▶ _Directive_: Transcribe only the part of the material below that begins at the line containing "Give me the D3.js source for this chart." and ends at the line containing "d3.scaleLog().domain([1e-4, 1e-1]).range([403.5, 221]);", with both kept and images left out.

▶ _Data extract_:
** start **

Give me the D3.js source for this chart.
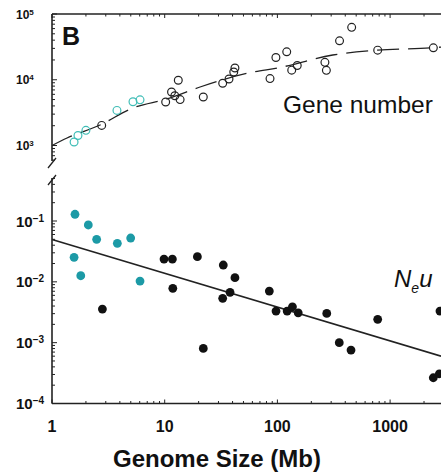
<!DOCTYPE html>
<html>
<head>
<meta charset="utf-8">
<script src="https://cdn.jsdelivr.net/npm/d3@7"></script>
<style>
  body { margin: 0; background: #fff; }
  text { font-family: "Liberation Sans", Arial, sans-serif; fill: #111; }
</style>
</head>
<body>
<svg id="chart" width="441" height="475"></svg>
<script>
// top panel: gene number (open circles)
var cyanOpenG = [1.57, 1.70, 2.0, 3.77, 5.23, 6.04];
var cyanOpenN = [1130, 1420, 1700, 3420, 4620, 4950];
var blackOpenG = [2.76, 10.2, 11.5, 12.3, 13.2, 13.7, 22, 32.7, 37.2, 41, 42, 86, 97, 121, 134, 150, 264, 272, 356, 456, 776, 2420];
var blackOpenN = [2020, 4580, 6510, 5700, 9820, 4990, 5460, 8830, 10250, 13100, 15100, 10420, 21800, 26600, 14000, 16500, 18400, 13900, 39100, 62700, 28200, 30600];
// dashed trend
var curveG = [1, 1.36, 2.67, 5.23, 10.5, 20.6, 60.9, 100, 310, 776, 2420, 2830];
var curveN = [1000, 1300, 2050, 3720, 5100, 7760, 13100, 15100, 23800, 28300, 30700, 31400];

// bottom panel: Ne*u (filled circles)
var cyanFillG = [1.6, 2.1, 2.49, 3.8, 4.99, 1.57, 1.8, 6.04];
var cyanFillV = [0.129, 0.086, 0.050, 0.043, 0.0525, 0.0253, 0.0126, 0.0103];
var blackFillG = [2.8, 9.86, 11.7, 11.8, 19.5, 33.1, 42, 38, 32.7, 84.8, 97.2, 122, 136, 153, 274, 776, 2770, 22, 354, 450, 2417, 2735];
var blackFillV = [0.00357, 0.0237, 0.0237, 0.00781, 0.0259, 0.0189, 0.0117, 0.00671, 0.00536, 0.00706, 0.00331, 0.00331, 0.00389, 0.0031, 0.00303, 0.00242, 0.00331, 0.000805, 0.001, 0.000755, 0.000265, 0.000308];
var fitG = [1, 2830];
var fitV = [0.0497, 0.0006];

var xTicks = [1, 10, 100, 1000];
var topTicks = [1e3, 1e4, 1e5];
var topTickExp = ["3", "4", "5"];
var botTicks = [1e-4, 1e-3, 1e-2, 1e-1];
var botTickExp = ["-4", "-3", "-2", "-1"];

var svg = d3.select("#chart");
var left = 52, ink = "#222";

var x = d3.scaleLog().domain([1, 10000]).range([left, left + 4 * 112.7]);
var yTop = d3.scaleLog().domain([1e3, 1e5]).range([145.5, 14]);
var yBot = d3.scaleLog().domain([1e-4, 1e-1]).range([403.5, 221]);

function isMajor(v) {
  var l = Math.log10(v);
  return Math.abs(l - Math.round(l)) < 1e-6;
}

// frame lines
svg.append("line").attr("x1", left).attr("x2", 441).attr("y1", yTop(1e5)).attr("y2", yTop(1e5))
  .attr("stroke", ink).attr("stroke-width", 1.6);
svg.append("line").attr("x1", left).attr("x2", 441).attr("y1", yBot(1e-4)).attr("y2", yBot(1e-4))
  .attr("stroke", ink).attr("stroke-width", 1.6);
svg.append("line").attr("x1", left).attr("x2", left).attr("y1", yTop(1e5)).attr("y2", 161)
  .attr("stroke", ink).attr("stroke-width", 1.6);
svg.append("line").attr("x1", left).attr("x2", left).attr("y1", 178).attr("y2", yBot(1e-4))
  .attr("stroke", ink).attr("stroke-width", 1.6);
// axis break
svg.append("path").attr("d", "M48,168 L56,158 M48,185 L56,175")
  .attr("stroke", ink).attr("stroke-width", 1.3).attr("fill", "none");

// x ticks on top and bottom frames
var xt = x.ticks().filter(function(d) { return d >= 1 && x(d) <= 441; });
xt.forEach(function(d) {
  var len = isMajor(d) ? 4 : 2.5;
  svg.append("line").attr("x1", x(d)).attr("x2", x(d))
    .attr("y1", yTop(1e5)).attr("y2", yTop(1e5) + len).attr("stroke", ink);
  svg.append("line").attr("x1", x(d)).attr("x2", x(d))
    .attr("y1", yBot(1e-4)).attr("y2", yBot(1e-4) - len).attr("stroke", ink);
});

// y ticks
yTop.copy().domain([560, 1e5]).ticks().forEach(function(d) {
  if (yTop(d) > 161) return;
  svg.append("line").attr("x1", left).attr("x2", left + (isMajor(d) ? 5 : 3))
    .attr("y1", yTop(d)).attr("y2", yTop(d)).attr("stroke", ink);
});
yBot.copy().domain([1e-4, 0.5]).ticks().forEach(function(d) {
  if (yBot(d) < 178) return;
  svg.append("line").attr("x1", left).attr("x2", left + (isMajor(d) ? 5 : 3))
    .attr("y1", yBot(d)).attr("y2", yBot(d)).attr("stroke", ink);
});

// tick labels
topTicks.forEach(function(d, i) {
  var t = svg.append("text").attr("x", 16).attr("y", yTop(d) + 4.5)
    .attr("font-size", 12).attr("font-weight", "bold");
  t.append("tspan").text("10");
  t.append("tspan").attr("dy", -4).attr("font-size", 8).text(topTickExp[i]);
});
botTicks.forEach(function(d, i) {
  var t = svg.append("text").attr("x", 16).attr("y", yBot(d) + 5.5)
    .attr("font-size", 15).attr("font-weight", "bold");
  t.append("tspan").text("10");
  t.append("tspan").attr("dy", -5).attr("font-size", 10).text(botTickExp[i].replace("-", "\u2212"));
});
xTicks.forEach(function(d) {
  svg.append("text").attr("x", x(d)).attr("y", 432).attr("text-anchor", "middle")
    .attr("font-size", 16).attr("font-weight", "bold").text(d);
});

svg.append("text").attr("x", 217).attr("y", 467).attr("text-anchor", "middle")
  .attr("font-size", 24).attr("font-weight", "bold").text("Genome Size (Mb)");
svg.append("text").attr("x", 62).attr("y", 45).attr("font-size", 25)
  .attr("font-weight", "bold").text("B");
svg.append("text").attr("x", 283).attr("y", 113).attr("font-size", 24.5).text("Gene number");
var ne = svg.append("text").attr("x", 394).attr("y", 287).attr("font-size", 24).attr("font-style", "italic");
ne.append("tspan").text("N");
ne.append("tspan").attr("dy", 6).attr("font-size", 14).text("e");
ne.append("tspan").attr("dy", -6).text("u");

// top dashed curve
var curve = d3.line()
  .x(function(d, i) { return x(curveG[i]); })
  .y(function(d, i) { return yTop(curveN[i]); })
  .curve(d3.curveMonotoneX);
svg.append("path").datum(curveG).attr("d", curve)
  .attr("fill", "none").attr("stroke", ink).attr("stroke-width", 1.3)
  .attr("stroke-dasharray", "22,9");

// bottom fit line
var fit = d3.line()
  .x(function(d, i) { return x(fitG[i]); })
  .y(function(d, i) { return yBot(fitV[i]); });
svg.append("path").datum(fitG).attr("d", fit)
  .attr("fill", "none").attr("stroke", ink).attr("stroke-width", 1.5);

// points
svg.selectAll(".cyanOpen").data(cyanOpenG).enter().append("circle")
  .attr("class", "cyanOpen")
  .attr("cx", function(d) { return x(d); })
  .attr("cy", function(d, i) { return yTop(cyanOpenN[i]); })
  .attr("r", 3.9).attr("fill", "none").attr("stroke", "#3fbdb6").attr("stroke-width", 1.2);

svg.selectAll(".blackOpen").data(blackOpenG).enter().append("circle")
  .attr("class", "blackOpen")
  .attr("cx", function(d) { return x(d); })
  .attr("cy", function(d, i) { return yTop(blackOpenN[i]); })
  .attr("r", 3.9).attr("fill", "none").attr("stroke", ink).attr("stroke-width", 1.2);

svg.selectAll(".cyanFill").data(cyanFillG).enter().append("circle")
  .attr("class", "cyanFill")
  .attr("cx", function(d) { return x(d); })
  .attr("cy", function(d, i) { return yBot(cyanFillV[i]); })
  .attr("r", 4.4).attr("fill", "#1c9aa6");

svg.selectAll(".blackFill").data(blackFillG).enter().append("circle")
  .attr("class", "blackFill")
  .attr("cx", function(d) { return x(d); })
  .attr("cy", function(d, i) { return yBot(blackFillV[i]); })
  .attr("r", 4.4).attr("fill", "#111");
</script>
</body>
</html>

** end **
** start **

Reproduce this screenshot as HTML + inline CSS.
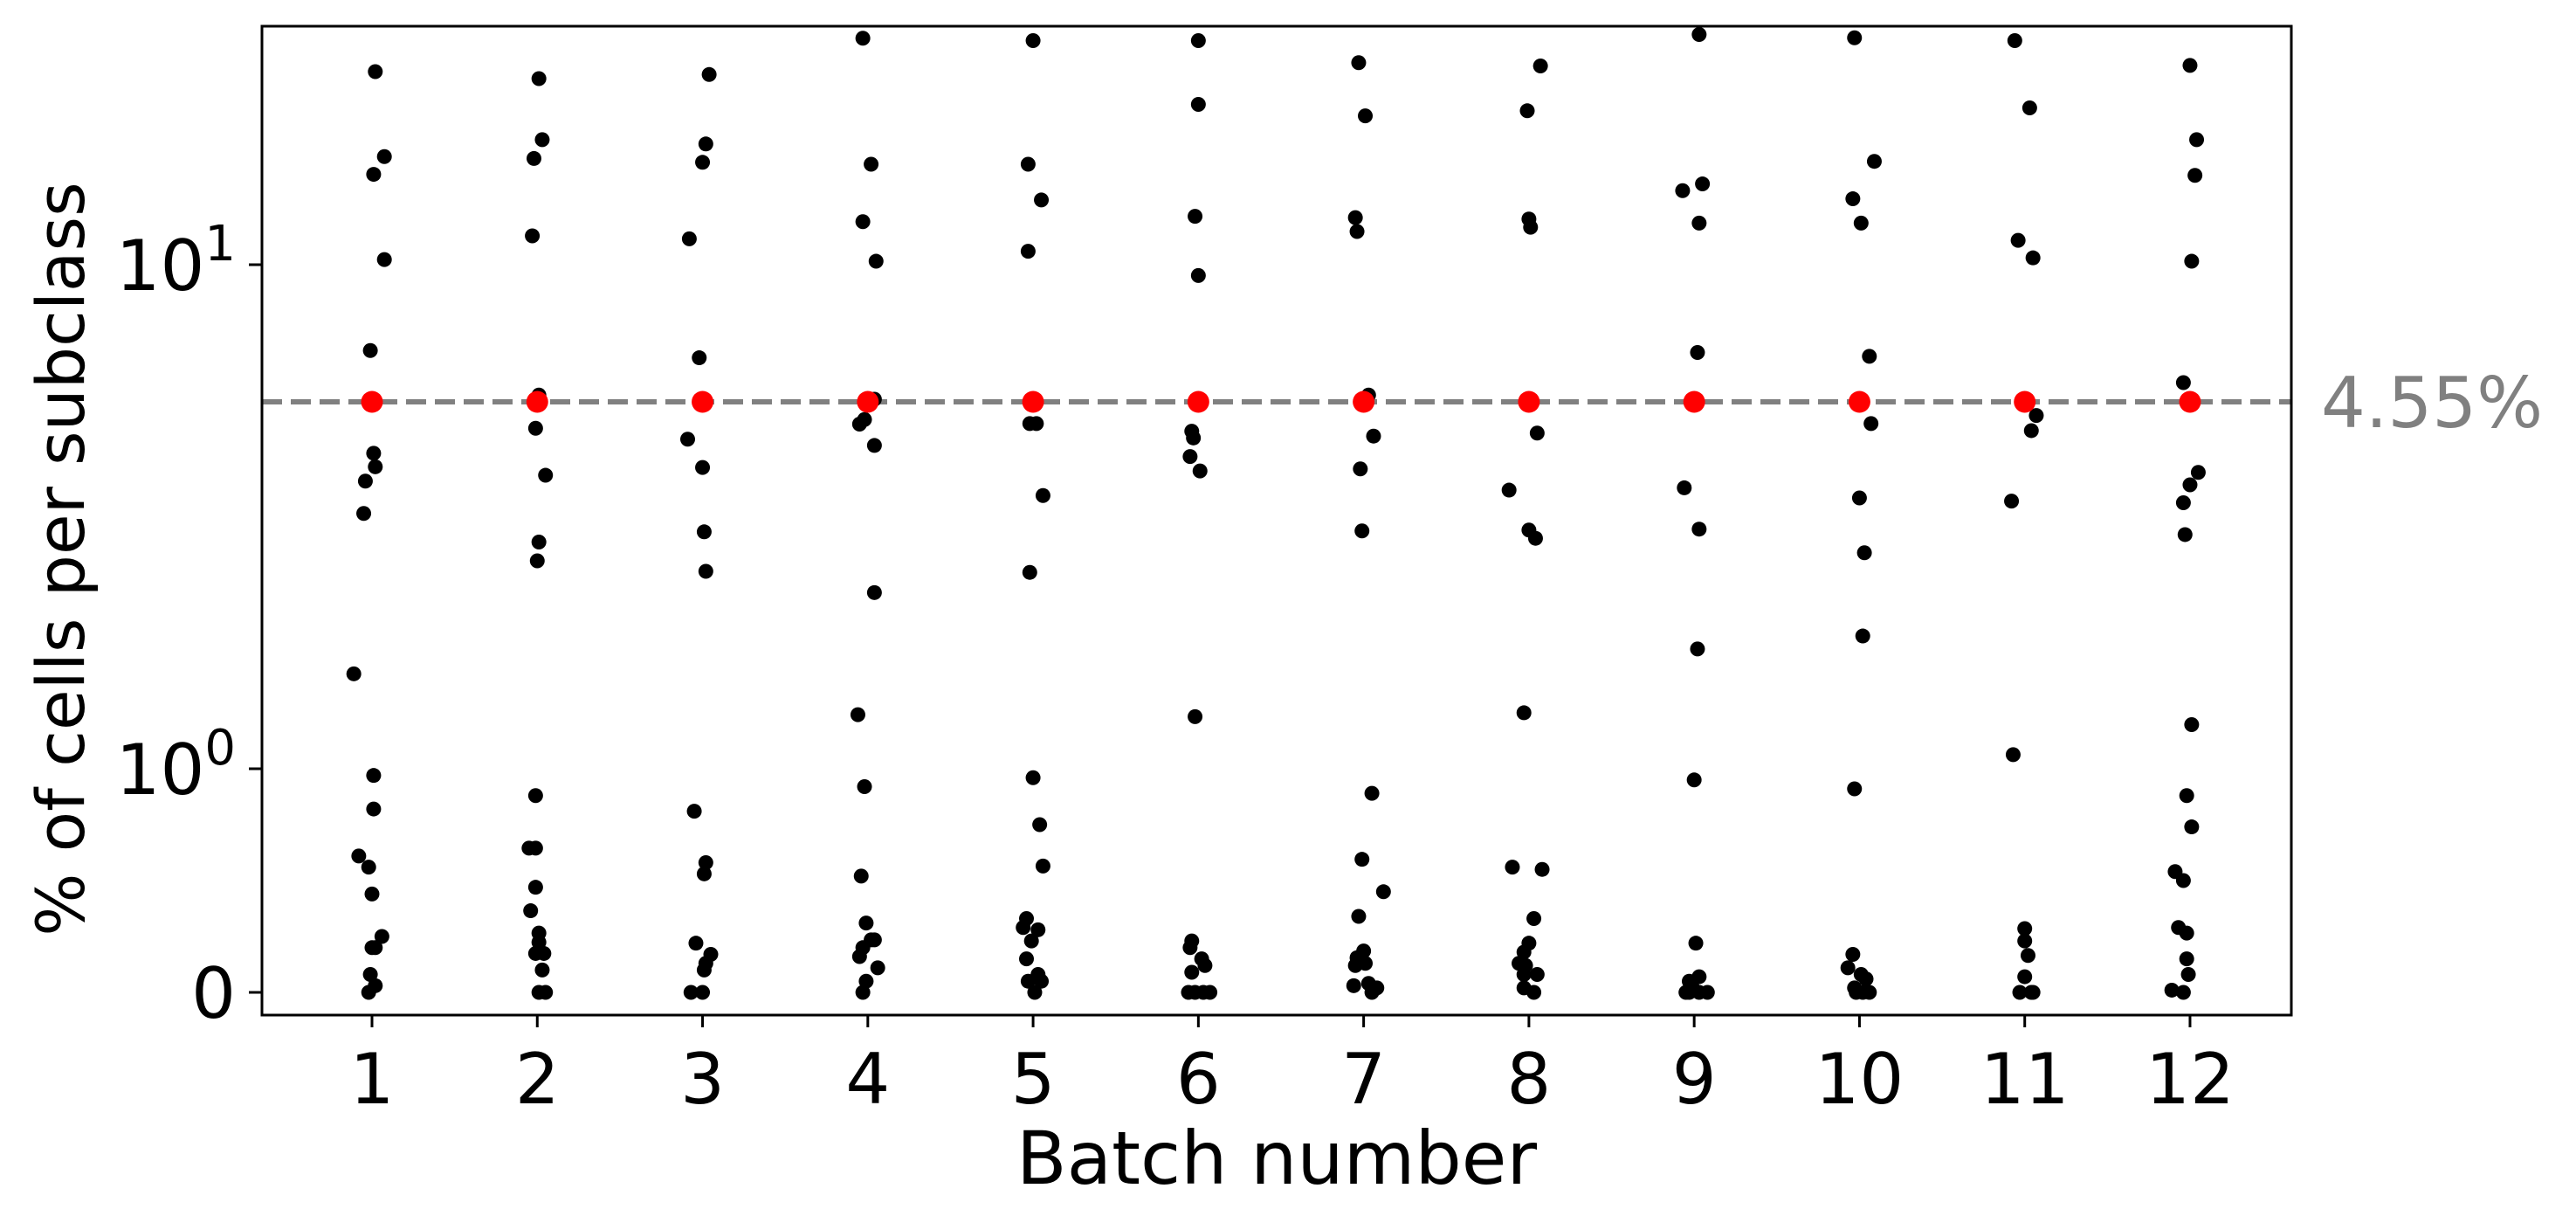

** end **

▶ _Exercise solution_:
Give me the D3.js source for this chart.
<!DOCTYPE html>
<html>
<head>
<meta charset="utf-8">
<script src="https://cdn.jsdelivr.net/npm/d3@7"></script>
<style>
  body { margin: 0; background: #fff; }
  text { font-family: "Liberation Sans", Arial, sans-serif; fill: #111; }
</style>
</head>
<body>
<svg id="chart" width="441" height="475"></svg>
<script>
// top panel: gene number (open circles)
var cyanOpenG = [1.57, 1.70, 2.0, 3.77, 5.23, 6.04];
var cyanOpenN = [1130, 1420, 1700, 3420, 4620, 4950];
var blackOpenG = [2.76, 10.2, 11.5, 12.3, 13.2, 13.7, 22, 32.7, 37.2, 41, 42, 86, 97, 121, 134, 150, 264, 272, 356, 456, 776, 2420];
var blackOpenN = [2020, 4580, 6510, 5700, 9820, 4990, 5460, 8830, 10250, 13100, 15100, 10420, 21800, 26600, 14000, 16500, 18400, 13900, 39100, 62700, 28200, 30600];
// dashed trend
var curveG = [1, 1.36, 2.67, 5.23, 10.5, 20.6, 60.9, 100, 310, 776, 2420, 2830];
var curveN = [1000, 1300, 2050, 3720, 5100, 7760, 13100, 15100, 23800, 28300, 30700, 31400];

// bottom panel: Ne*u (filled circles)
var cyanFillG = [1.6, 2.1, 2.49, 3.8, 4.99, 1.57, 1.8, 6.04];
var cyanFillV = [0.129, 0.086, 0.050, 0.043, 0.0525, 0.0253, 0.0126, 0.0103];
var blackFillG = [2.8, 9.86, 11.7, 11.8, 19.5, 33.1, 42, 38, 32.7, 84.8, 97.2, 122, 136, 153, 274, 776, 2770, 22, 354, 450, 2417, 2735];
var blackFillV = [0.00357, 0.0237, 0.0237, 0.00781, 0.0259, 0.0189, 0.0117, 0.00671, 0.00536, 0.00706, 0.00331, 0.00331, 0.00389, 0.0031, 0.00303, 0.00242, 0.00331, 0.000805, 0.001, 0.000755, 0.000265, 0.000308];
var fitG = [1, 2830];
var fitV = [0.0497, 0.0006];

var xTicks = [1, 10, 100, 1000];
var topTicks = [1e3, 1e4, 1e5];
var topTickExp = ["3", "4", "5"];
var botTicks = [1e-4, 1e-3, 1e-2, 1e-1];
var botTickExp = ["-4", "-3", "-2", "-1"];

var svg = d3.select("#chart");
var left = 52, ink = "#222";

var x = d3.scaleLog().domain([1, 10000]).range([left, left + 4 * 112.7]);
var yTop = d3.scaleLog().domain([1e3, 1e5]).range([145.5, 14]);
var yBot = d3.scaleLog().domain([1e-4, 1e-1]).range([403.5, 221]);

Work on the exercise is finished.